Laurieston, Day Five


Oh it really is lovely to be here!

I am enjoying myself more each day. I have been taking photos like its going out of fashion. I'm already dreading going back- its hard to remain in the present when you're unaccustomed to getting what you want.

Weather has been a little disappointing in that it has been warm but cloudy with intermittent spells of HOT sunshine. Today (Day6) has started well and there is a good forecast.

I was in Kilt today so didn't go wandering around in the woods etc very much for fear of midges and ticks, but I wss outside most of the time. My Samsung tablet seems to be taking AGES to recharge today so I have taken fewer photographs than before- which is probably for the best; the amount of editing that will be needed before they're ready for presentation is immense!

FOOD has been EXCELLENT as usual. Although the Apricot fool thing served at dinner LOOKED incredibly unappetising to me so I avoided it. From other accounts it wasn't popular.

Base group was a little odd: I didn't really feel connected and it was clear that was true of others too. Our facilitator (bless him) could have done more to give context and direction but it was clear he is 'dealing with things' and allowed the session to perhaps be more about him and his preoccupations than truly facilitating the group- but that was OK. He was certainly not the only one slightly off kilter.

There is a guy who has been pissed for the entire time who epitomises some of the people here withwhom I am content not to have engaged. There are a couple of people here who have been at 2 or 3 such events that I've attended but I've not been moved to make contact with them. I fantasise that it might be anything from fear to racism on their parts, all I can do is be myself and remain open to them, but I am disinclined/disinterested in making the move myself any more than I have already done. This is a recurrent theme in my life: making accommodations for people who project their fears and prejudices onto me: I am a large, confident, articulate black man; it is a sad fact that too many of the people with whom I interact have had little if any other experience of such a phenomenon.

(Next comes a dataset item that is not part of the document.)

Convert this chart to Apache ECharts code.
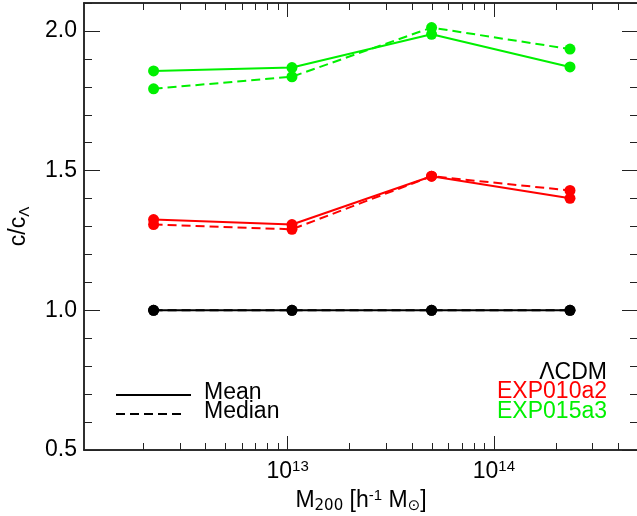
<!DOCTYPE html>
<html>
<head>
<meta charset="utf-8">
<script src="https://cdn.jsdelivr.net/npm/echarts@6/dist/echarts.min.js"></script>
<style>
  html, body { margin: 0; padding: 0; background: #fff; }
  #chart { width: 637px; height: 516px; }
</style>
</head>
<body>
<div id="chart"></div>
<script>
// mass bins (h^-1 Msun)
var massBins = [2.24e12, 1.05e13, 4.99e13, 2.34e14];

// c / c_LCDM, mean and median per bin
var lcdmMean = [1.0, 1.0, 1.0, 1.0];
var lcdmMedian = [1.0, 1.0, 1.0, 1.0];
var exp010Mean = [1.325, 1.307, 1.480, 1.401];
var exp010Median = [1.307, 1.290, 1.480, 1.429];
var exp015Mean = [1.857, 1.869, 1.988, 1.871];
var exp015Median = [1.793, 1.836, 2.012, 1.935];

// axis ranges and ticks
var xRange = [1.03e12, 5e14];
var xMajor = [1e13, 1e14];
var yRange = [0.5, 2.1];
var yMajor = [0.5, 1.0, 1.5, 2.0];
var yMinorStep = 0.1;

var FONT = "'Liberation Sans', Arial, sans-serif";
var FS = 23;
var GREEN = '#00f000';
var lg = Math.log10;

// minor ticks of a log axis: 2..9 x 10^n inside range
function logMinor(lo, hi) {
  var out = [];
  for (var n = Math.floor(lg(lo)); n <= Math.ceil(lg(hi)); n++) {
    for (var k = 2; k <= 9; k++) {
      var v = k * Math.pow(10, n);
      if (v >= lo && v <= hi) out.push(lg(v));
    }
  }
  return out;
}
function linMinor(lo, hi, step, majors) {
  var out = [];
  var cnt = Math.round((hi - lo) / step);
  for (var i = 0; i <= cnt; i++) {
    var v = +(lo + i * step).toFixed(6);
    if (majors.indexOf(v) < 0) out.push(v);
  }
  return out;
}

var xMin = lg(xRange[0]), xMax = lg(xRange[1]);
var xMajorLog = xMajor.map(lg);
var xMinorLog = logMinor(xRange[0], xRange[1]);
var yMinor = linMinor(yRange[0], yRange[1], yMinorStep, yMajor);

function pts(vals) {
  return vals.map(function (v, i) { return [lg(massBins[i]), v]; });
}

var axisLine = { show: true, onZero: false, lineStyle: { color: '#222', width: 1.5 } };

function xAxisDef(pos, ticks, len, labels) {
  return {
    type: 'value', position: pos, min: xMin, max: xMax,
    axisLine: axisLine,
    splitLine: { show: false },
    axisTick: { show: true, inside: true, length: len, customValues: ticks,
                lineStyle: { color: '#222', width: 1 } },
    axisLabel: labels ? {
      show: true, customValues: xMajorLog, margin: 9,
      formatter: function (v) { return '{b|10}{s|' + Math.round(v) + '}'; },
      rich: {
        b: { fontSize: FS, fontFamily: FONT, color: '#000', lineHeight: 24, verticalAlign: 'bottom' },
        s: { fontSize: 15, fontFamily: FONT, color: '#000', lineHeight: 15, verticalAlign: 'top' }
      }
    } : { show: false }
  };
}
function yAxisDef(pos, ticks, len, labels) {
  return {
    type: 'value', position: pos, min: yRange[0], max: yRange[1],
    axisLine: axisLine,
    splitLine: { show: false },
    axisTick: { show: true, inside: true, length: len, customValues: ticks,
                lineStyle: { color: '#222', width: 1 } },
    axisLabel: labels ? {
      show: true, customValues: yMajor, margin: 7,
      fontSize: FS, fontFamily: FONT, color: '#000',
      formatter: function (v) { return v.toFixed(1); }
    } : { show: false }
  };
}

var xAxes = [
  xAxisDef('bottom', xMajorLog, 14, true),
  xAxisDef('bottom', xMinorLog, 7, false),
  xAxisDef('top', xMajorLog, 14, false),
  xAxisDef('top', xMinorLog, 7, false)
];
xAxes[0].name = '{t|M}{d|200}{t| [h}{u|-1}{t| M}{d|⊙}{t|]}';
xAxes[0].nameLocation = 'middle';
xAxes[0].nameGap = 36;
xAxes[0].nameTextStyle = {
  rich: {
    t: { fontSize: FS, fontFamily: FONT, color: '#000', lineHeight: 26, verticalAlign: 'middle' },
    d: { fontSize: 15, fontFamily: "'DejaVu Sans', " + FONT, color: '#000', lineHeight: 14, verticalAlign: 'bottom' },
    u: { fontSize: 15, fontFamily: FONT, color: '#000', lineHeight: 14, verticalAlign: 'top' }
  }
};

var yAxes = [
  yAxisDef('left', yMajor, 16, true),
  yAxisDef('left', yMinor, 8, false),
  yAxisDef('right', yMajor, 16, false),
  yAxisDef('right', yMinor, 8, false)
];
yAxes[0].name = '{t|c/c}{d|Λ}';
yAxes[0].nameLocation = 'middle';
yAxes[0].nameRotate = 90;
yAxes[0].nameGap = 52;
yAxes[0].nameTextStyle = {
  rich: {
    t: { fontSize: FS, fontFamily: FONT, color: '#000', lineHeight: 26, verticalAlign: 'middle' },
    d: { fontSize: 15, fontFamily: FONT, color: '#000', lineHeight: 14, verticalAlign: 'bottom' }
  }
};

function line(name, vals, color, dashed, z) {
  return {
    name: name, type: 'line', data: pts(vals),
    xAxisIndex: 0, yAxisIndex: 0,
    symbol: 'circle', symbolSize: 11, showSymbol: true,
    itemStyle: { color: color },
    lineStyle: { color: color, width: 2, type: dashed ? [9, 5] : 'solid' },
    animation: false, z: z
  };
}

var chart = echarts.init(document.getElementById('chart'));
chart.setOption({
  animation: false,
  backgroundColor: '#fff',
  grid: { left: 84, top: 3, width: 554, height: 447, outerBoundsMode: 'none' },
  xAxis: xAxes,
  yAxis: yAxes,
  series: [
    line('LCDM mean', lcdmMean, '#000', false, 3),
    line('LCDM median', lcdmMedian, '#000', true, 3),
    line('EXP010a2 mean', exp010Mean, '#ff0000', false, 4),
    line('EXP010a2 median', exp010Median, '#ff0000', true, 4),
    line('EXP015a3 mean', exp015Mean, GREEN, false, 5),
    line('EXP015a3 median', exp015Median, GREEN, true, 5)
  ],
  graphic: [
    { type: 'line', shape: { x1: 116, y1: 395, x2: 191, y2: 395 },
      style: { stroke: '#000', lineWidth: 2 } },
    { type: 'line', shape: { x1: 116, y1: 414, x2: 186, y2: 414 },
      style: { stroke: '#000', lineWidth: 2, lineDash: [9, 5] } },
    { type: 'text', x: 204, y: 393,
      style: { text: 'Mean', fill: '#000', font: FS + 'px ' + FONT, verticalAlign: 'middle' } },
    { type: 'text', x: 204, y: 412,
      style: { text: 'Median', fill: '#000', font: FS + 'px ' + FONT, verticalAlign: 'middle' } },
    { type: 'text', x: 607, y: 373,
      style: { text: 'ΛCDM', fill: '#000', font: FS + 'px ' + FONT, align: 'right', verticalAlign: 'middle' } },
    { type: 'text', x: 607, y: 392,
      style: { text: 'EXP010a2', fill: '#ff0000', font: FS + 'px ' + FONT, align: 'right', verticalAlign: 'middle' } },
    { type: 'text', x: 607, y: 412,
      style: { text: 'EXP015a3', fill: GREEN, font: FS + 'px ' + FONT, align: 'right', verticalAlign: 'middle' } }
  ]
});
</script>
</body>
</html>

I got to spend more time with Dave E late into the night as part of a riotous group outside the smoking hut. I got to talk again about my conviction that joining the community IS something about which I am totally serious and began discussing strategies for that to happen. Dave softened his "you don't really want to live here" stance as he accepted I was in earnest and began opening up about some of the people problems and infurating decision-making processes and the raw POWER wielded by some of 'The Originals' who believe (possibly correctly) that their intransigence over first principles has maintained the community over 40 years. They have to face the fact however that the community is contracting- there were 30 souls here I when I first started visiting, there are 18 here now. The process to join is at least two years and the average age must be late 50s/early 60s- this is a 130acre estate with livestock, a large kitchen garden etc so even should they decide to permanently close the People Centre, they're likely to struggle just maintain the house and estate. I don't know what I could contribute outside People Centre operations- and fund raising, but I'd be willing to find out.